The firm specialises in home delivery, contract and general haulage, pallet deliveries and white label services.

In January, the company bought the IP and goodwill of WH Barley (Transport and Storage) after the company collapsed into administration just days before Christmas.

Linkline Transport currently holds a licence authorising 100 HGVs and 130 trailers, but office of the traffic commissioner (OTC) records show a new licence in the name of Linkline Logistics was applied for earlier this month, requesting 50 trucks and 75 trailers and running out of the same two operating centres as Linkline Transport.

OTC records state: “The traffic commissioner has given a direction under paragraph 2 of Schedule 4 that the above operating centre(s) shall be transferred from licence OF1059567 held by Linkline Transport Ltd.

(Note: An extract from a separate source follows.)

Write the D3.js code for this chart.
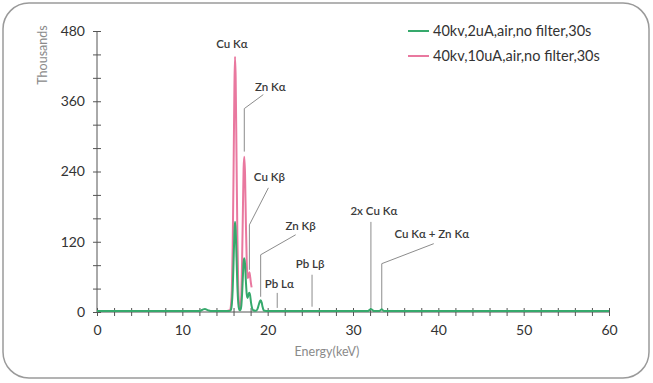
<!DOCTYPE html>
<html><head><meta charset="utf-8">
<script src="https://cdn.jsdelivr.net/npm/d3@7"></script>
<style>
html,body{margin:0;padding:0;background:#fff;}
svg{display:block;font-family:Lato,"Noto Sans",sans-serif;}
</style></head>
<body><svg id="c" width="653" height="383"></svg>
<script>
// ---- data (energy keV, counts in thousands) ----
const seriesNames = ["40kv,2uA,air,no filter,30s", "40kv,10uA,air,no filter,30s"];
const greenEnergy = [0,11.8,12.2,12.45,12.65,12.85,13.1,13.5,15.3,15.6,15.7,15.8,15.9,16.0,16.1,16.17,16.25,16.35,16.45,16.55,16.65,16.72,16.8,16.9,17.0,17.1,17.18,17.26,17.35,17.45,17.55,17.65,17.75,17.85,17.95,18.05,18.15,18.3,18.6,18.8,18.95,19.08,19.18,19.3,19.4,19.5,19.65,20,31.7,31.95,32.1,32.25,32.5,33.1,33.25,33.37,33.5,33.7,60];
const greenCounts = [1.5,1.5,2.5,4.5,5,4,2.5,1.5,1.5,2,4,13,38,83,135,154,140,93,45,16,5,3,3,9,30,62,85,92,82,52,30,24,30,33,28,16,8,3,2,5,12,18,20,16,9,4,2,1.5,1.5,3.5,5,3.5,1.5,1.5,3.5,4.5,3,1.5,1.5];
const pinkEnergy = [15.3,15.6,15.7,15.8,15.9,16.0,16.1,16.17,16.25,16.35,16.45,16.55,16.65,16.72,16.8,16.9,17.0,17.1,17.18,17.26,17.35,17.45,17.55,17.65,17.75,17.86,17.95,18.05,18.12];
const pinkCounts = [2,3,12,37,110,235,380,436,400,265,130,45,14,8,8,25,85,175,245,265,235,150,85,58,60,68,60,48,42];
const yTicks = [0,40,80,120,160,200,240,280,320,360,400,440,480];
const yLabels = [0,120,240,360,480];
const xTicks = d3.range(0, 61, 2);
const xLabels = [0,10,20,30,40,50,60];
// annotations: label, energy (keV), level (thousands) where the leader starts
const annLabels = ["Cu Kα","Zn Kα","Cu Kβ","Zn Kβ","Pb Lα","Pb Lβ","2x Cu Kα","Cu Kα + Zn Kα"];
const annEnergy = [16.17,17.26,17.86,19.18,21.12,25.2,32.1,33.37];
const annLevel  = [436,274,72,26,7,9,7,4];

// ---- layout ----
const svg = d3.select("#c");
const X0 = 97, X1 = 609, Y0 = 312, Y1 = 31;
const x = d3.scaleLinear().domain([0,60]).range([X0,X1]);
const y = d3.scaleLinear().domain([0,480]).range([Y0,Y1]);
const green = "#36a96c", pink = "#e9789f";

svg.append("rect").attr("x",3).attr("y",3).attr("width",646).attr("height",375)
  .attr("rx",26).attr("ry",26).attr("fill","#fff").attr("stroke","#9a9a9a").attr("stroke-width",1.5);

// y axis
const ya = svg.append("g").attr("transform",`translate(${X0},0)`)
  .call(d3.axisLeft(y).tickValues(yTicks).tickSize(4).tickPadding(8)
    .tickFormat(d => yLabels.includes(d) ? d : ""));
ya.select(".domain").attr("stroke","#555").attr("d",`M0,${Y0}V${Y1}`);
ya.selectAll(".tick line").attr("x1",4).attr("stroke","#555");
ya.selectAll(".tick text").attr("font-size",14).attr("fill","#333").attr("font-family","Lato,sans-serif");

// x axis
const xa = svg.append("g").attr("transform",`translate(0,${Y0})`)
  .call(d3.axisBottom(x).tickValues(xTicks).tickSize(4).tickPadding(9)
    .tickFormat(d => xLabels.includes(d) ? d : ""));
xa.select(".domain").attr("stroke","#555").attr("d",`M${X0},0H${X1}`);
xa.selectAll(".tick line").attr("y1",-4).attr("stroke","#555");
xa.selectAll(".tick text").attr("font-size",14).attr("fill","#333").attr("font-family","Lato,sans-serif");

// axis titles
svg.append("text").attr("transform","translate(47,55) rotate(-90)").attr("text-anchor","middle")
  .attr("font-size",12.5).attr("fill","#8a8a8a").text("Thousands");
svg.append("text").attr("x",327).attr("y",356).attr("text-anchor","middle")
  .attr("font-size",12.5).attr("fill","#8a8a8a").text("Energy(keV)");

// annotations (leaders drawn behind the lines)
const ann = annLabels.map((l,i)=>({label:l,e:annEnergy[i],v:annLevel[i]}));
// relative leader geometry in px: [elbowDy, endDx, endDy, textDx, textDy]
const geom = {
  "Cu Kα":[null,null,null,-3,-13],
  "Zn Kα":[-43,19,-57,26,-65],
  "Cu Kβ":[-45,19,-82,20,-93],
  "Zn Kβ":[-42,35,-62,40,-71],
  "Pb Lα":[-15,null,null,2,-23.5],
  "Pb Lβ":[-32,null,null,-2,-42.5],
  "2x Cu Kα":[-86,null,null,3,-97],
  "Cu Kα + Zn Kα":[-46,52,-66,50,-76]
};
const ag = svg.append("g");
ann.forEach(a=>{
  const px = x(a.e), py = y(a.v), g = geom[a.label];
  if (g[0] !== null) {
    let d = `M${px},${py}V${py+g[0]}`;
    if (g[1] !== null) d += `L${px+g[1]},${py+g[2]}`;
    ag.append("path").attr("d",d).attr("fill","none").attr("stroke","#8c8c8c").attr("stroke-width",1);
  }
  ag.append("text").attr("x",px+g[3]).attr("y",py+g[4]).attr("dy","0.35em")
    .attr("text-anchor","middle").attr("font-size",11.5).attr("font-weight",600)
    .attr("fill","#3a3a3a").text(a.label);
});

// lines
const line = d3.line().x(d=>x(d[0])).y(d=>y(d[1])).curve(d3.curveMonotoneX);
svg.append("path").datum(pinkEnergy.map((e,i)=>[e,pinkCounts[i]]))
  .attr("d",line).attr("fill","none").attr("stroke",pink).attr("stroke-width",2);
svg.append("path").datum(greenEnergy.map((e,i)=>[e,greenCounts[i]]))
  .attr("d",line).attr("fill","none").attr("stroke",green).attr("stroke-width",2);

// legend
const lg = svg.append("g");
[green,pink].forEach((c,i)=>{
  const ly = 31 + i*25;
  lg.append("line").attr("x1",408).attr("x2",429).attr("y1",ly).attr("y2",ly)
    .attr("stroke",c).attr("stroke-width",2);
  lg.append("text").attr("x",433).attr("y",ly).attr("dy","0.35em")
    .attr("font-size",14.5).attr("fill","#333").text(seriesNames[i]);
});
</script></body></html>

“OF1059567 has been surrendered as part of this application.”

The new firm Linkline Logistics was incorporated at Companies House on 26 May and it also shares the same director, James Bowes.

Nuala Toner at solicitors Nualaw said most of the 45 staff that have been made redundant are now in touch with her firm.

She said there appeared to have been no prior warning or consultation with staff or any trade union.

“It appears, on our instructions so far, that Linkline may have breached the employment rights of those dismissed in that there should have been a consultation period of at least 30 days,” Toner said.

“This could give rise to a claim for failure to undertake consultation and may result in the dismissed employees being awarded compensation of 90 days gross wages, although given the administration we would expect this to be limited to £5,600 per claimant, that being the maximum compensation which is covered by the redundancy payments service.”

She said: “Those affected have three months from the date of the dismissals to bring a claim and we would urge anyone who has been affected to contact us or seek legal advice.”

Toner added: “We are also representing several of the dismissed employees in separate claims following the collapse of Knights of Old Limited and WH Barley (Transport and Storage) Limited, this being the second time they have faced redundancy in a matter of months.”

Bowes did not respond to any of our calls or email before we went to press.